About 2 years (or more maybe) ago my mom bought my daughter this make-it-yourself decorative stepping stone. My daughter has asked me to make this thing a million and one times since she got it. It has been collecting dust in the back sun room for entirely too long. Each spring, when I clean out the sun room, she is hopeful that I’ll help her with it. It’s a cement mixture that you pour into a mold and then decorate with multi-colored glass pieces. It takes about 48 hours to dry. Each time she has asked, I read the directions and then I say it will take too long, or it’s too messy, or the weather isn’t right outside, or I’m tired.

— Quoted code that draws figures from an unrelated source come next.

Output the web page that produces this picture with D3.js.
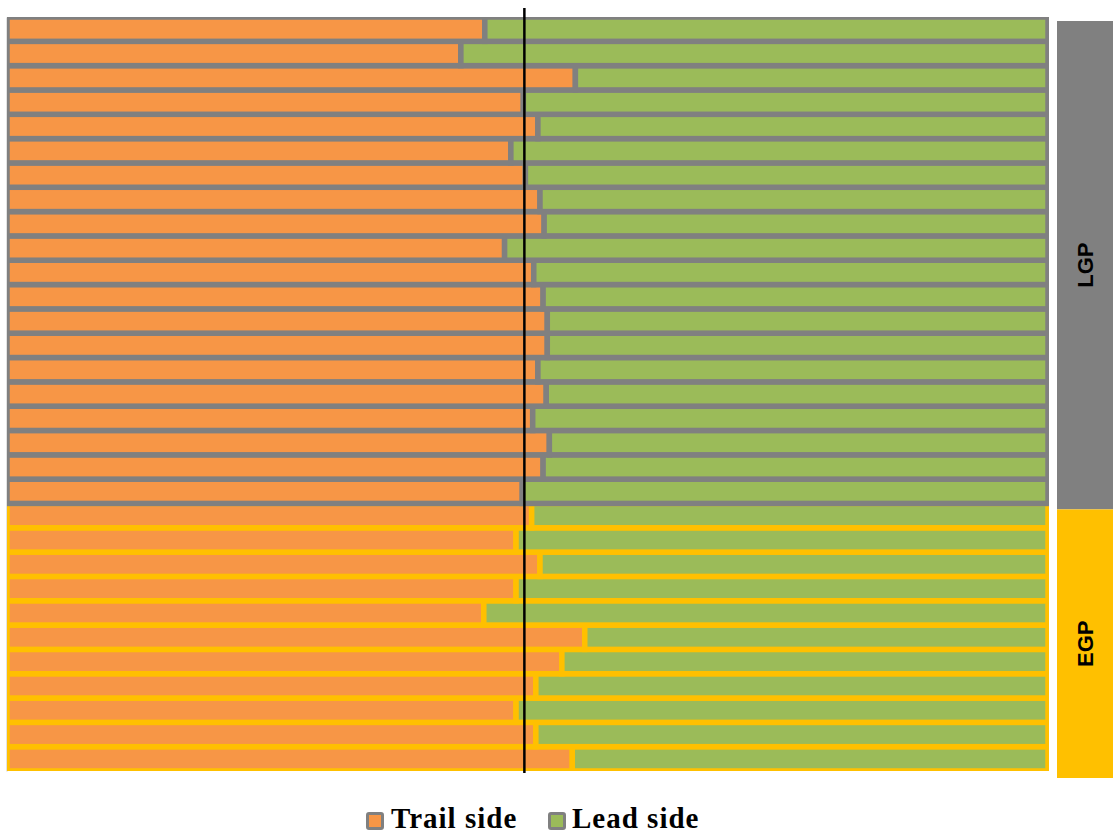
<!DOCTYPE html>
<html>
<head>
<meta charset="utf-8">
<script src="https://cdn.jsdelivr.net/npm/d3@7"></script>
<style>
  html, body { margin: 0; padding: 0; background: #ffffff; }
  svg { display: block; }
</style>
</head>
<body>
<script>
// ---- data ----
const groups = ["LGP", "EGP"];
const groupCounts = [20, 11];
const rowGroup = [
  "LGP","LGP","LGP","LGP","LGP","LGP","LGP","LGP","LGP","LGP",
  "LGP","LGP","LGP","LGP","LGP","LGP","LGP","LGP","LGP","LGP",
  "EGP","EGP","EGP","EGP","EGP","EGP","EGP","EGP","EGP","EGP","EGP"
];
const trailSide = [
  45.9, 43.6, 54.6, 49.6, 51.0, 48.4, 49.8, 51.2, 51.6, 47.8,
  50.6, 51.5, 51.9, 51.9, 51.0, 51.8, 50.5, 52.1, 51.5, 49.5,
  50.4, 48.9, 51.2, 48.9, 45.8, 55.5, 53.3, 50.8, 48.9, 50.8, 54.3
];
const leadSide = [
  54.1, 56.4, 45.4, 50.4, 49.0, 51.6, 50.2, 48.8, 48.4, 52.2,
  49.4, 48.5, 48.1, 48.1, 49.0, 48.2, 49.5, 47.9, 48.5, 50.5,
  49.6, 51.1, 48.8, 51.1, 54.2, 44.5, 46.7, 49.2, 51.1, 49.2, 45.7
];
const seriesNames = ["Trail side", "Lead side"];
const refLineValue = 49.7;

// ---- styles ----
const W = 1113, H = 835;
const fillColors = { "Trail side": "#F79646", "Lead side": "#9BBB59" };
const groupColors = { "LGP": "#808080", "EGP": "#FFC000" };

const svg = d3.select("body").append("svg").attr("width", W).attr("height", H);

const rows = d3.range(trailSide.length);
const x = d3.scaleLinear().domain([0, 100]).range([7, 1048]);
const y = d3.scaleBand().domain(rows).range([17, 771]).padding(0);

// clip to plot area
svg.append("defs").append("clipPath").attr("id", "plotclip")
  .append("rect").attr("x", x(0)).attr("y", y.range()[0])
  .attr("width", x(100) - x(0) + 1).attr("height", y.range()[1] - y.range()[0]);

// category axis line
const axis = svg.append("g").attr("transform", `translate(${x(0) - 0.5},0)`)
  .call(d3.axisLeft(y).tickSize(0).tickFormat(""));
axis.select(".domain").attr("stroke", "#D9D9D9").attr("stroke-width", 1.5);

const stackData = rows.map(i => ({ i, "Trail side": trailSide[i], "Lead side": leadSide[i] }));
const stacked = d3.stack().keys(seriesNames)(stackData);

// flatten segments, paint bottom rows first so upper rows' borders sit on top
const segments = [];
stacked.forEach(s => s.forEach(d => segments.push({ key: s.key, x0: d[0], x1: d[1], i: d.data.i })));
segments.sort((a, b) => d3.descending(a.i, b.i));

const plot = svg.append("g").attr("clip-path", "url(#plotclip)");
plot.selectAll("rect").data(segments).join("rect")
  .attr("x", d => x(d.x0))
  .attr("width", d => x(d.x1) - x(d.x0))
  .attr("y", d => y(d.i))
  .attr("height", y.bandwidth())
  .attr("fill", d => fillColors[d.key])
  .attr("stroke", d => groupColors[rowGroup[d.i]])
  .attr("stroke-width", 5.5);

// reference line
svg.append("line")
  .attr("x1", x(refLineValue)).attr("x2", x(refLineValue))
  .attr("y1", 8).attr("y2", 773)
  .attr("stroke", "#000").attr("stroke-width", 2.5);

// side group band
const total = d3.sum(groupCounts);
const yb = d3.scaleLinear().domain([0, total]).range([21, 778]);
let acc = 0;
const bands = groups.map((g, k) => { const b = { g, s: acc, e: acc + groupCounts[k] }; acc += groupCounts[k]; return b; });
const bandG = svg.append("g");
bandG.selectAll("rect").data(bands).join("rect")
  .attr("x", 1057).attr("width", 60)
  .attr("y", d => yb(d.s)).attr("height", d => yb(d.e) - yb(d.s))
  .attr("fill", d => groupColors[d.g]);
bandG.selectAll("text").data(bands).join("text")
  .attr("transform", d => `translate(1085,${(yb(d.s) + yb(d.e)) / 2}) rotate(-90)`)
  .attr("text-anchor", "middle").attr("dominant-baseline", "central")
  .attr("font-family", "Liberation Sans, Arial, sans-serif")
  .attr("font-weight", "bold").attr("font-size", 22)
  .attr("fill", "#000")
  .text(d => d.g);

// legend
const legend = svg.append("g");
const legendItems = [
  { name: seriesNames[0], mx: 366, tx: 391 },
  { name: seriesNames[1], mx: 548, tx: 572 }
];
legendItems.forEach(it => {
  legend.append("rect").attr("x", it.mx + 1.5).attr("y", 813.5).attr("width", 15).attr("height", 15)
    .attr("fill", fillColors[it.name]).attr("stroke", "#808080").attr("stroke-width", 3).attr("rx", 1.5);
  legend.append("text").attr("x", it.tx).attr("y", 828)
    .attr("font-family", "Liberation Serif, 'Times New Roman', serif")
    .attr("font-weight", "bold").attr("font-size", 29).attr("letter-spacing", 1)
    .attr("fill", "#000")
    .text(it.name);
});
</script>
</body>
</html>
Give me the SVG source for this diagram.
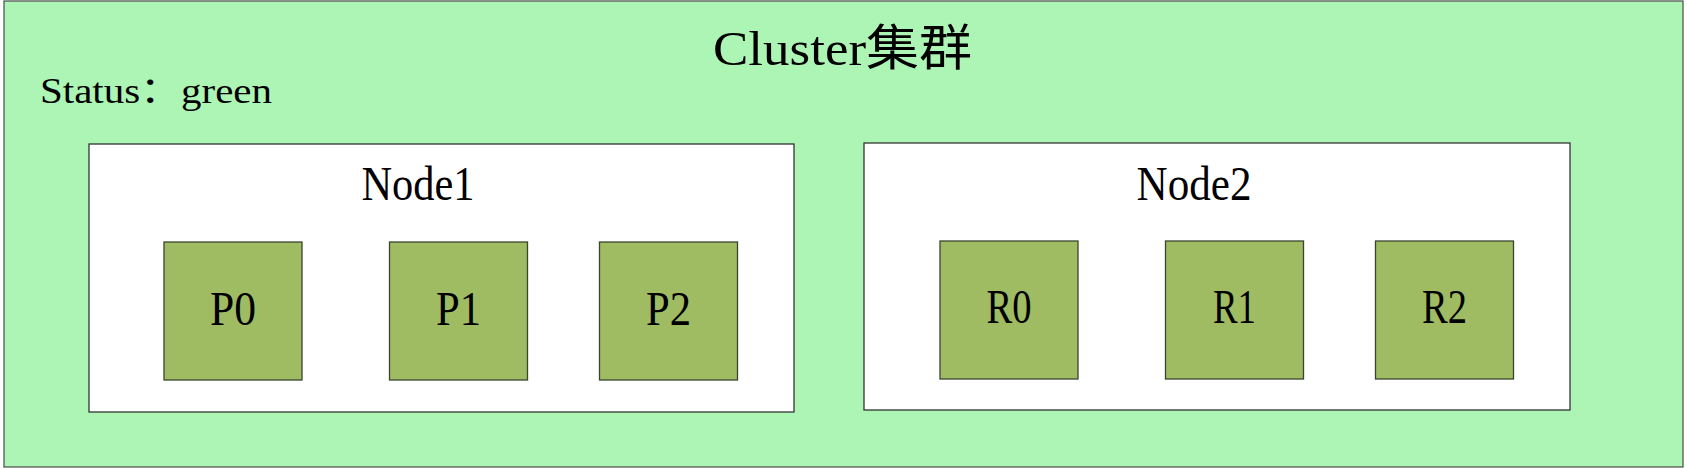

Today she asked, staring at me with hopeful but doubtful eyes. I had no good reason not to help her make the stepping stone. In fact, once we got started, it was really fun. Her brother went down for a nap and so it was just her and me decorating the cement mold and chatting. She even told me she really likes to do crafty things with me.
I was happy and sad all at the same time. She doesn’t need much, just a little bit of quality mama time. Today I learned that I need to spend more quality time with her. I’ve been a “working” mom for so long that I never realized how much time I haven’t spent with her. Eating dinner together or sitting in the living room on our devices does not count. When she looks back at her childhood, I want her to remember moments like today with me and not just me nagging her to put away her clothes.
I’m grateful for this day and for this valuable lesson.